Unipec took its first ever VLCC directly loaded from the US in February and expected to follow this path, which enable economies of scale for exports to Asia.

Crude has been exported on VLCCs from the US Gulf Coast via reverse lightering operations, with smaller vessels carrying the cargo to load the carriers offshore until early this year when the Louisiana Offshore Oil Port reconfigured its export facilities to load larger ships, like VLCCs.

Loading a VLCC via lightering typically requires three to four Aframaxes to perform offshore ship-to-ship transfers. Direct loading of a VLCC would cut out the lightering operations.


The recent widening of spreads between the benchmarks Brent and Dubai against NYMEX WTI light sweet crude contract have been encouraging more exports out of the US.

“We are also considering the opportunity of importing US crudes, given the wide spread,” said a refinery source with PetroChina, the second biggest refiner in China.

The front-month July ICE Brent/NYMEX WTI spread settled at $7.96/b on Wednesday the highest since March 23, 2015, where it stood at $8.47/b, according to data from S&P Global Platts.

Meanwhile, the spread between the front-month Dubai crude swap against same-month WTI swap tumbled to a discount of $4.78/b Wednesday, the lowest since August 17, 2015 when the discount was $4.83/b.

The spread, has averaged minus $2.49/b so far in the second quarter, down from minus $1.12/b in Q1, according to Platts data.

A weaker WTI versus Dubai spread typically makes North American crude grades priced against WTI more competitive than Persian Gulf oil.

“Clearly the high discount on the WTI price as compared with Brent is making US crude oil attractive to international buyers,” said Commerzbank analysts in a note.


Chinese end-users may find US crude a suitable and economical substitute to fill the Saudi Arabian supply gap after Unipec said recently the company would reduce its term purchase volume from the major OPEC producer.

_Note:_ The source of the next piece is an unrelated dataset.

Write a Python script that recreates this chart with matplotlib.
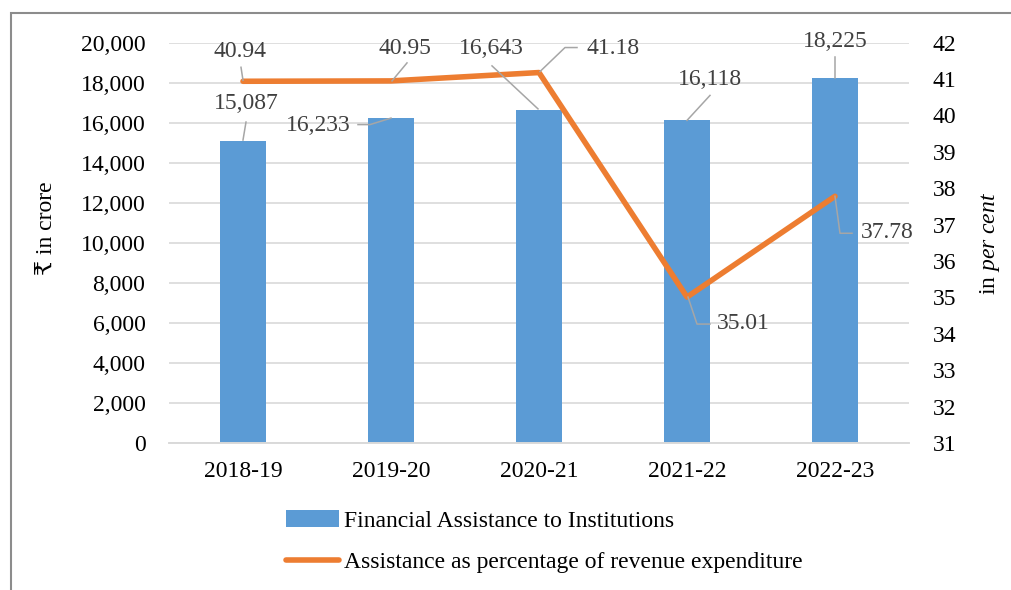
import matplotlib
matplotlib.use("Agg")
import matplotlib.pyplot as plt
import matplotlib.transforms as mtransforms
from matplotlib.patches import Rectangle
from matplotlib.lines import Line2D

plt.rcParams['font.family'] = ['Liberation Serif', 'DejaVu Serif', 'DejaVu Sans']
plt.rcParams['mathtext.fontset'] = 'custom'
plt.rcParams['mathtext.rm'] = 'Liberation Serif'
plt.rcParams['mathtext.it'] = 'Liberation Serif:italic'

years = ["2018-19", "2019-20", "2020-21", "2021-22", "2022-23"]
assistance = [15087, 16233, 16643, 16118, 18225]
pct_rev_exp = [40.94, 40.95, 41.18, 35.01, 37.78]

blue = "#5B9BD5"
orange = "#ED7D31"
grid_col = "#D9D9D9"
lbl_col = "#404040"
lead_col = "#A6A6A6"
fs = 17

fig = plt.figure(figsize=(10.11, 5.9), dpi=100)
ax = fig.add_axes([169 / 1011, 1 - 443 / 590, 740 / 1011, 400.3 / 590])
ax2 = ax.twinx()

x = list(range(len(years)))
bars = ax.bar(x, assistance, width=0.31, color=blue, zorder=2,
              label="Financial Assistance to Institutions")
line, = ax2.plot(x, pct_rev_exp, color=orange, lw=4, solid_capstyle='round',
                 label="Assistance as percentage of revenue expenditure")

ax.set_xlim(-0.5, len(years) - 0.5)
ax.set_ylim(0, 20000)
ax.set_yticks(range(0, 20001, 2000))
ax.set_yticklabels([f"{v:,}" for v in range(0, 20001, 2000)])
ax2.set_ylim(31, 42)
ax2.set_yticks(range(31, 43))
ax.set_xticks(x)
ax.set_xticklabels(years)

ax.yaxis.grid(True, color=grid_col, lw=1.2, zorder=0)
ax.set_axisbelow(True)
for a in (ax, ax2):
    for side in ("top", "left", "right"):
        a.spines[side].set_visible(False)
    a.spines["bottom"].set_color(grid_col)
    a.spines["bottom"].set_linewidth(1.2)
    a.tick_params(length=0, labelsize=fs, colors="black")
ax.tick_params(axis="y", pad=17)
ax2.tick_params(axis="y", pad=17)
ax.tick_params(axis="x", pad=13)

fig.text(46 / 1011, 1 - 228 / 590, "₹ in crore", rotation=90, fontsize=fs,
         ha="center", va="center")
fig.text(990 / 1011, 1 - 243 / 590, r"in $\it{per\ cent}$", rotation=90,
         fontsize=fs, ha="center", va="center")


def data_label(a, xv, yv, text, txt_off, leader):
    # offsets are in pixels from the data point (y up)
    fig.canvas.draw()
    px, py = a.transData.transform((xv, yv))
    a.text(px + txt_off[0], py + txt_off[1], text, transform=mtransforms.IdentityTransform(),
           fontsize=fs, color=lbl_col, ha="center", va="center", zorder=5, clip_on=False)
    xs = [px + dx for dx, dy in leader]
    ys = [py + dy for dx, dy in leader]
    fig.add_artist(Line2D(xs, ys, color=lead_col, lw=1.1,
                          transform=mtransforms.IdentityTransform(), zorder=4))


bar_txt = [(3, 38), (-73, -7.5), (-48, 61), (23, 41), (0, 37)]
bar_lead = [[(3, 19), (0, 1)],
            [(-33, -6.5), (-21, -6.5), (0, 0)],
            [(-47, 44), (-1, 1)],
            [(23, 25), (0, 0)],
            [(0, 21), (0, 0)]]
for i, v in enumerate(assistance):
    data_label(ax, x[i], v, f"{v:,}", bar_txt[i], bar_lead[i])

line_txt = [(-3, 30), (14, 32), (74, 24), (56, -26), (52, -36)]
line_lead = [[(-2, 14), (0, 1)],
             [(16, 18), (1, 0)],
             [(1, 1), (26, 25), (38, 25)],
             [(1, 0), (10, -27), (23, -27)],
             [(0, 0), (5, -37), (17, -37)]]
for i, v in enumerate(pct_rev_exp):
    data_label(ax2, x[i], v, f"{v:.2f}", line_txt[i], line_lead[i])

fig.legend(handles=[bars, line], loc="upper left",
           bbox_to_anchor=(265 / 1011, 1 - 489 / 590), frameon=False,
           fontsize=fs, handlelength=2.25, handletextpad=0.2, labelspacing=0.85)

# outer frame
fig.add_artist(Rectangle((11 / 1011, -0.1), 1.2, 1 - 13 / 590 + 0.1,
                         transform=fig.transFigure, fill=False,
                         edgecolor="#8C8C8C", lw=1.5))

fig.savefig("out.png", dpi=100)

State-run oil giant Sinopec indicated earlier this month the company plans to cut back its nominations for Saudi crude by 40% of the total monthly allocations for May-June and even July loading in response to the higher-than-expected Saudi Aramco OSPs.

The company was believed to take around 55% of China’s crude oil imports from Saudi Arabia, which was around 606,000 b/d in Q1, according to data from the General Administration of Customs.

Company sources also said previously Sinopec would get enough supplies from other producers, such as Iran, Iraq, Russia and the US.

Meanwhile, more and more Sinopec’s refineries started to process US crude, most of which are medium sour grades such as Mars and Southern Green Canyon, although light sweet crudes WTI, Bryan Mound Sour and even shale oil from Eagle Ford have joined the flow.

“Mars is similar to Arab Medium from Saudi Arabia, which could be a good alternate in a certain extent,” said the source with Sinopec Guangzhou refinery.

It is a medium density, high sulfur crude oil from the US, which API is around 29.5, and sulfur content around 1.89%.

China imported 3.9 million mt (317,633 b/d) of US crude in Q1 2018, this compares with only 443,000 mt in Q1 2017. US crude market share in China’s total imports rose to 3.5% in the quarter from 0.4% in the same period the previous year.